Bergson y Lévinas son filósofos. Etty Hillesum pertenece a la tradición mística. Viktor Frankl y Erich Fromm, ambos psicólogos, pueden ser descritos como humanistas. ¿Qué pasa con los escritores? ¿No existen autores con una visión esperanzada de la vida? José Saramago sostiene que “solo son optimistas los seres insensibles, estúpidos o millonarios”. Aficionado a los exabruptos pomposos, el Nobel portugués presenta un lugar común —no hay mayor desgracia que haber nacido— como un hallazgo filosófico. ¿No es un gesto de optimismo el simple hecho de escribir? ¿Por qué acumular palabras, si todo es absurdo y miserable?
En mi viaje por la depresión, encontré cobijo y aliento en Cervantes. El Quijote es un canto a la amistad y el idealismo, una exaltación de la tenacidad humana frente al infortunio y un gesto de rebeldía contra las injusticias. Don Quijote fracasa en apariencia, pero su nobleza y honestidad constituyen un triunfo permanente. Leer el Quijote me ayudó mucho más que transitar por el diván de un psicoanalista lacaniano, que hizo malabarismos con fragmentos de mi vida para triturar los conceptos de salud, bien y felicidad. Capítulo a capítulo, comprendí que vivir quizás no era fácil, pero no había otro camino para llegar a tener un nombre y una identidad. La finitud es el precio que pagamos por adquirir una historia, una personalidad. Vivir exige valor. A don Quijote no le tiembla el pulso cuando se enfrenta a los gigantes de Campo de Criptana. Acaba en el suelo, vapuleado y confuso, pero no vencido, pues ha cumplido con su deber. No ha retrocedido y esa es su hazaña, aunque le duelan todos los huesos y haya quedado como un loco a ojos de Sancho.

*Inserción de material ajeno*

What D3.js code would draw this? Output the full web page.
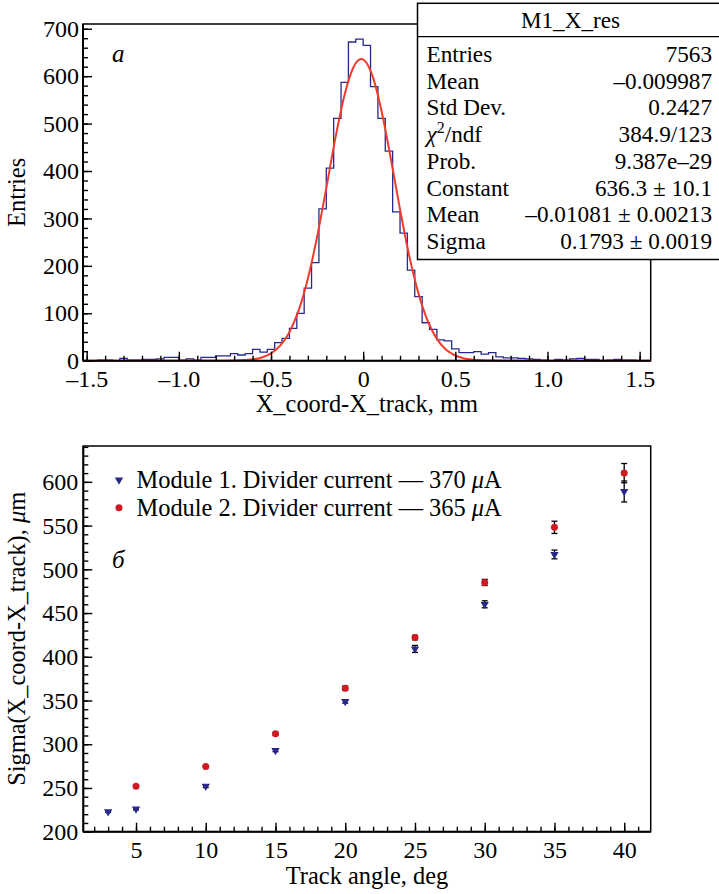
<!DOCTYPE html>
<html>
<head>
  <meta charset="utf-8">
  <style type="text/css">
    body { margin: 0; background: #fff; }
    svg { display: block; font-family: "Liberation Serif", "Times New Roman", serif; }
    .axis path { display: none; }
    .axis line { stroke: #000; stroke-width: 1.4px; }
    .axis text { font-size: 24px; fill: #000; font-family: "Liberation Serif", serif; }
    .minor text { display: none; }
    .title { font-size: 24.4px; fill: #000; }
    .stats text { font-size: 23.2px; fill: #000; }
  </style>
</head>
<body>
  <script src="https://d3js.org/d3.v7.min.js"></script>
  <script>
  // ---- panel a: histogram of residuals ----
  var binLow = -1.52, binWidth = 0.04;
  var counts = [
    0, 0, 1, 1, 0, 5, 1, 1, 3, 3, 4, 7, 7, 1, 4, 1, 7, 7, 10, 10,
    15, 12, 15, 24, 18, 24, 38, 47, 68, 100, 153, 207, 320, 406, 511, 587, 672, 678,
    665, 578, 511, 442, 314, 269, 191, 135, 80, 66, 44, 42, 25, 17, 17, 19, 14, 17,
    8, 6, 6, 5, 4, 3, 1, 0, 3, 1, 4, 5, 3, 3, 0, 1, 3, 1, 1, 0, 0
  ];
  // gaussian fit curve
  var fitX = [-1.52, -0.8, -0.7, -0.6, -0.55, -0.5, -0.45, -0.4, -0.35, -0.3, -0.25, -0.2, -0.15, -0.1, -0.05, -0.01,
              0.05, 0.1, 0.15, 0.2, 0.25, 0.3, 0.35, 0.4, 0.45, 0.5, 0.55, 0.6, 0.7, 0.8, 1.56];
  var fitY = [0, 0, 0.4, 2.9, 6.9, 15.4, 31.6, 60.3, 106, 173, 261, 364, 471, 562, 621, 636,
              601, 526, 426, 319, 221, 142, 84, 46, 23, 11, 4.8, 1.9, 0.3, 0, 0];
  var histXTicks = [-1.5, -1.0, -0.5, 0, 0.5, 1.0, 1.5];
  var histXLabels = ["\u20131.5", "\u20131.0", "\u20130.5", "0", "0.5", "1.0", "1.5"];
  var histYTicks = [0, 100, 200, 300, 400, 500, 600, 700];

  var statLabels = ["Entries", "Mean", "Std Dev.", "chi2/ndf", "Prob.", "Constant", "Mean", "Sigma"];
  var statValues = ["7563", "\u20130.009987", "0.2427", "384.9/123", "9.387e\u201329",
                    "636.3 \u00b1 10.1", "\u20130.01081 \u00b1 0.00213", "0.1793 \u00b1 0.0019"];

  // ---- panel б: sigma vs track angle ----
  var angles1 = [3, 5, 10, 15, 20, 25, 30, 35, 40];
  var sigma1  = [223, 226, 252, 293, 349, 409, 460, 517, 589];
  var err1    = [1, 1, 1.5, 1.5, 2, 4, 4, 5, 12];
  var angles2 = [5, 10, 15, 20, 25, 30, 35, 40];
  var sigma2  = [252, 274.5, 312, 364, 422, 485, 548, 610];
  var err2    = [1, 1, 1.5, 2.5, 2.5, 3.5, 7, 11];
  var angXTicks = [5, 10, 15, 20, 25, 30, 35, 40];
  var sigYTicks = [200, 250, 300, 350, 400, 450, 500, 550, 600];
  var legendLabels = ["Module 1. Divider current \u2014 370 ", "Module 2. Divider current \u2014 365 "];

  var blue = "#28288c", red = "#cf1a22";

  var svg = d3.select("body").append("svg")
    .attr("width", 719)
    .attr("height", 894);

  // ===== top panel =====
  var x1 = d3.scaleLinear().domain([binLow, binLow + binWidth * counts.length]).range([83, 650.7]);
  var y1 = d3.scaleLinear().domain([0, 710]).range([360.7, 24]);

  var topG = svg.append("g");

  // frame
  topG.append("rect")
    .attr("x", x1.range()[0]).attr("y", y1.range()[1])
    .attr("width", x1.range()[1] - x1.range()[0])
    .attr("height", y1.range()[0] - y1.range()[1])
    .attr("fill", "none").attr("stroke", "#000").attr("stroke-width", 1.5);

  // histogram outline
  var stepPts = [[binLow, 0]];
  counts.forEach(function(c, i) { stepPts.push([binLow + i * binWidth, c]); });
  stepPts.push([binLow + counts.length * binWidth, counts[counts.length - 1]]);
  stepPts.push([binLow + counts.length * binWidth, 0]);

  topG.append("path")
    .datum(stepPts)
    .attr("fill", "none")
    .attr("stroke", blue)
    .attr("stroke-width", 1.3)
    .attr("d", d3.line()
      .x(function(d) { return x1(d[0]); })
      .y(function(d) { return y1(d[1]); })
      .curve(d3.curveStepAfter));

  // fit curve
  topG.append("path")
    .datum(fitX.map(function(v, i) { return [v, fitY[i]]; }))
    .attr("fill", "none")
    .attr("stroke", "#ee3b2b")
    .attr("stroke-width", 2)
    .attr("d", d3.line()
      .x(function(d) { return x1(d[0]); })
      .y(function(d) { return y1(d[1]); })
      .curve(d3.curveMonotoneX));

  // axes
  topG.append("g").attr("class", "axis minor")
    .attr("transform", "translate(0," + y1(0) + ")")
    .call(d3.axisBottom(x1).tickValues(d3.range(-15, 16).map(function(k) { return k / 10; })).tickSize(-5));
  topG.append("g").attr("class", "axis")
    .attr("transform", "translate(0," + y1(0) + ")")
    .call(d3.axisBottom(x1).tickValues(histXTicks).tickSize(-9).tickPadding(9.5)
      .tickFormat(function(d, i) { return histXLabels[i]; }));
  topG.append("g").attr("class", "axis minor")
    .attr("transform", "translate(" + x1.range()[0] + ",0)")
    .call(d3.axisLeft(y1).tickValues(d3.range(0, 701, 20)).tickSize(-5));
  topG.append("g").attr("class", "axis")
    .attr("transform", "translate(" + x1.range()[0] + ",0)")
    .call(d3.axisLeft(y1).tickValues(histYTicks).tickSize(-9).tickPadding(4));

  topG.append("line")
    .attr("x1", x1.range()[0]).attr("x2", x1.range()[1])
    .attr("y1", y1(0)).attr("y2", y1(0))
    .attr("stroke", "#000").attr("stroke-width", 2);
  topG.append("line")
    .attr("x1", x1.range()[0]).attr("x2", x1.range()[0])
    .attr("y1", y1(0)).attr("y2", y1.range()[1])
    .attr("stroke", "#000").attr("stroke-width", 2);

  topG.append("text").attr("class", "title")
    .attr("x", (x1.range()[0] + x1.range()[1]) / 2).attr("y", 412)
    .attr("text-anchor", "middle")
    .text("X_coord-X_track, mm");
  topG.append("text").attr("class", "title")
    .attr("transform", "translate(25," + (y1.range()[0] + y1.range()[1]) / 2 + ") rotate(-90)")
    .attr("text-anchor", "middle")
    .text("Entries");
  topG.append("text")
    .attr("x", 112).attr("y", 62)
    .attr("font-size", 25).attr("font-style", "italic")
    .text("a");

  // stats box
  var stats = svg.append("g").attr("class", "stats");
  stats.append("rect")
    .attr("x", 417.5).attr("y", 3.3).attr("width", 310).attr("height", 256.2)
    .attr("fill", "#fff").attr("stroke", "#000").attr("stroke-width", 1.5);
  stats.append("line")
    .attr("x1", 417.5).attr("x2", 727).attr("y1", 36.7).attr("y2", 36.7)
    .attr("stroke", "#000").attr("stroke-width", 1.3);
  stats.append("text")
    .attr("x", 570.5).attr("y", 27.5).attr("text-anchor", "middle")
    .text("M1_X_res");

  statLabels.forEach(function(lab, i) {
    var yy = 62 + i * 26.7;
    var t = stats.append("text").attr("x", 426.5).attr("y", yy);
    if (lab === "chi2/ndf") {
      t.append("tspan").attr("font-style", "italic").text("\u03c7");
      t.append("tspan").attr("font-size", 16).attr("dy", -9).text("2");
      t.append("tspan").attr("dy", 9).text("/ndf");
    } else {
      t.text(lab);
    }
    stats.append("text").attr("x", 712).attr("y", yy).attr("text-anchor", "end")
      .text(statValues[i]);
  });

  // ===== bottom panel =====
  var x2 = d3.scaleLinear().domain([1.22, 41.9]).range([83.3, 650.7]);
  var y2 = d3.scaleLinear().domain([200, 641]).range([831.7, 446]);

  var bot = svg.append("g");

  bot.append("rect")
    .attr("x", x2.range()[0]).attr("y", y2.range()[1])
    .attr("width", x2.range()[1] - x2.range()[0])
    .attr("height", y2.range()[0] - y2.range()[1])
    .attr("fill", "none").attr("stroke", "#000").attr("stroke-width", 1.5);

  bot.append("g").attr("class", "axis minor")
    .attr("transform", "translate(0," + y2.range()[0] + ")")
    .call(d3.axisBottom(x2).tickValues(d3.range(2, 42)).tickSize(-5));
  bot.append("g").attr("class", "axis")
    .attr("transform", "translate(0," + y2.range()[0] + ")")
    .call(d3.axisBottom(x2).tickValues(angXTicks).tickSize(-9).tickPadding(9));
  bot.append("g").attr("class", "axis minor")
    .attr("transform", "translate(" + x2.range()[0] + ",0)")
    .call(d3.axisLeft(y2).tickValues(d3.range(200, 641, 10)).tickSize(-5));
  bot.append("g").attr("class", "axis")
    .attr("transform", "translate(" + x2.range()[0] + ",0)")
    .call(d3.axisLeft(y2).tickValues(sigYTicks).tickSize(-9).tickPadding(5));

  bot.append("line")
    .attr("x1", x2.range()[0]).attr("x2", x2.range()[1])
    .attr("y1", y2.range()[0]).attr("y2", y2.range()[0])
    .attr("stroke", "#000").attr("stroke-width", 2);
  bot.append("line")
    .attr("x1", x2.range()[0]).attr("x2", x2.range()[0])
    .attr("y1", y2.range()[0]).attr("y2", y2.range()[1])
    .attr("stroke", "#000").attr("stroke-width", 2);

  // error bars
  function drawErrors(xs, ys, es) {
    var g = bot.append("g").attr("stroke", "#000").attr("stroke-width", 1.3);
    xs.forEach(function(a, i) {
      var cx = x2(a), lo = y2(ys[i] - es[i]), hi = y2(ys[i] + es[i]);
      g.append("line").attr("x1", cx).attr("x2", cx).attr("y1", lo).attr("y2", hi);
      g.append("line").attr("x1", cx - 3).attr("x2", cx + 3).attr("y1", lo).attr("y2", lo);
      g.append("line").attr("x1", cx - 3).attr("x2", cx + 3).attr("y1", hi).attr("y2", hi);
    });
  }
  drawErrors(angles1, sigma1, err1);
  drawErrors(angles2, sigma2, err2);

  var tri = d3.symbol().type(d3.symbolTriangle).size(30);

  bot.selectAll(".m1")
    .data(angles1)
    .enter().append("path")
    .attr("class", "m1")
    .attr("d", tri)
    .attr("fill", blue)
    .attr("transform", function(d, i) { return "translate(" + x2(d) + "," + y2(sigma1[i]) + ") rotate(180)"; });

  bot.selectAll(".m2")
    .data(angles2)
    .enter().append("circle")
    .attr("class", "m2")
    .attr("r", 3.5)
    .attr("fill", red)
    .attr("cx", function(d) { return x2(d); })
    .attr("cy", function(d, i) { return y2(sigma2[i]); });

  // legend
  bot.append("path").attr("d", tri).attr("fill", blue)
    .attr("transform", "translate(119,480) rotate(180)");
  bot.append("circle").attr("cx", 119).attr("cy", 507.7).attr("r", 3.5).attr("fill", red);
  legendLabels.forEach(function(lab, i) {
    var t = bot.append("text").attr("class", "title")
      .attr("x", 136.5).attr("y", 488 + i * 28);
    t.append("tspan").text(lab);
    t.append("tspan").attr("font-style", "italic").text("\u03bc");
    t.append("tspan").text("A");
  });

  bot.append("text")
    .attr("x", 112).attr("y", 568)
    .attr("font-size", 25).attr("font-style", "italic")
    .text("\u0431");

  bot.append("text").attr("class", "title")
    .attr("x", (x2.range()[0] + x2.range()[1]) / 2).attr("y", 884)
    .attr("text-anchor", "middle")
    .text("Track angle, deg");
  var yt = bot.append("text").attr("class", "title")
    .attr("transform", "translate(25," + (y2.range()[0] + y2.range()[1]) / 2 + ") rotate(-90)")
    .attr("text-anchor", "middle");
  yt.append("tspan").text("Sigma(X_coord-X_track), ");
  yt.append("tspan").attr("font-style", "italic").text("\u03bc");
  yt.append("tspan").text("m");
  </script>
</body>
</html>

No creo que la literatura deba tener un propósito didáctico, pero las obras que incitan a la esperanza constituyen una apuesta por la vida. Cioran fantaseaba con ser un Nerón cósmico, capaz de incendiar el universo. Pienso que Whitman ha dejado un rastro mucho más fecundo, celebrando la perfección de una hoja de hierba. En estos tiempos nublados, aconsejo leer a clásicos como Cervantes o Etty Hillesum, que nos invitan a imprimir un sentido nuestra vida, sin dejarnos desanimar o sojuzgar por gigantes, encantadores o dragones.